Las guerras actuales ya no son lo mismo, aunque sigan generando empleos y provocando consumos mayores de todo tipo. Especialmente los energéticos, que son los que mueven todo, desde electricidad hasta abarrotes. Con la economía finalmente globalizada, sus efectos son ineludibles. No importa lo que el presidente López nos diga en las mañaneras: la guerra de Ucrania nos está afectando ya a los mexicanos.
De una manera artificial y costosa, el gobierno de México tiene que meter todos los días las manos a sus bolsillos cada vez con menos dinero para subsidiar el precio de las gasolinas para que su natural incremento no se refleje en el ánimo de los consumidores. No le perdonaríamos al presidente López que abiertamente traicionara una de sus promesas de campaña y de gobierno: la gasolina no va a subir. Desde luego que en estos tres años de cuarta simulación la gasolina ha subido, pero poco a poquito. En los Estados Unidos, el precio promedio nacional del galón de gasolina pasó de dos dólares a casi seis.
La gasolina que quemamos diariamente los mexicanos se compra en dólares a los Estados Unidos.
Sí, claro, en principio el precio del petróleo crudo se ha disparado, y aunque la calidad de nuestro aceite de exportación es pésima, ese incremento en el precio del barril beneficia a nuestra hacienda. Sin embargo, las ganancias no alcanzan para pagar un litro de gasolina que, viendo la realidad, debiera costar más de 35 pesos el día de hoy.

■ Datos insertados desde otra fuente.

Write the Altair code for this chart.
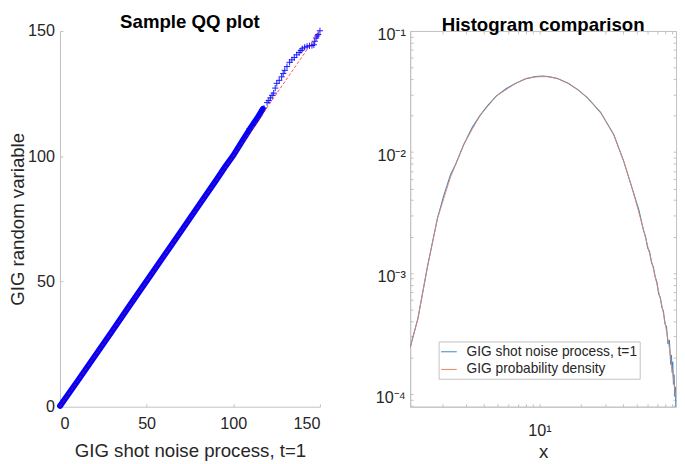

La gasolina no se come, es cierto. Pero todo lo que ingerimos, calzamos, vestimos o usamos para entretenimiento consume gasolina para transportarse o producirse. Y las reservas del erario mexicano no son infinitas. Los primeros perjudicados serán, inevitablemente, los beneficiarios de los programas de bienestar social: ninis que ni estudian ni trabajan, agricultores que no siembran pero sí talan árboles, y adultos mayores pensionados.
Y si no, ya veremos. Acabaremos entrando en la guerra, al querer o no.
PREGUNTA PARA LA MAÑANERA (porque no me dejan entrar sin tapabocas): con todo respeto, señor presidente, ¿usted se creyó el cuento de que nadie murió en la madriza del estadio de Querétaro? Yo no.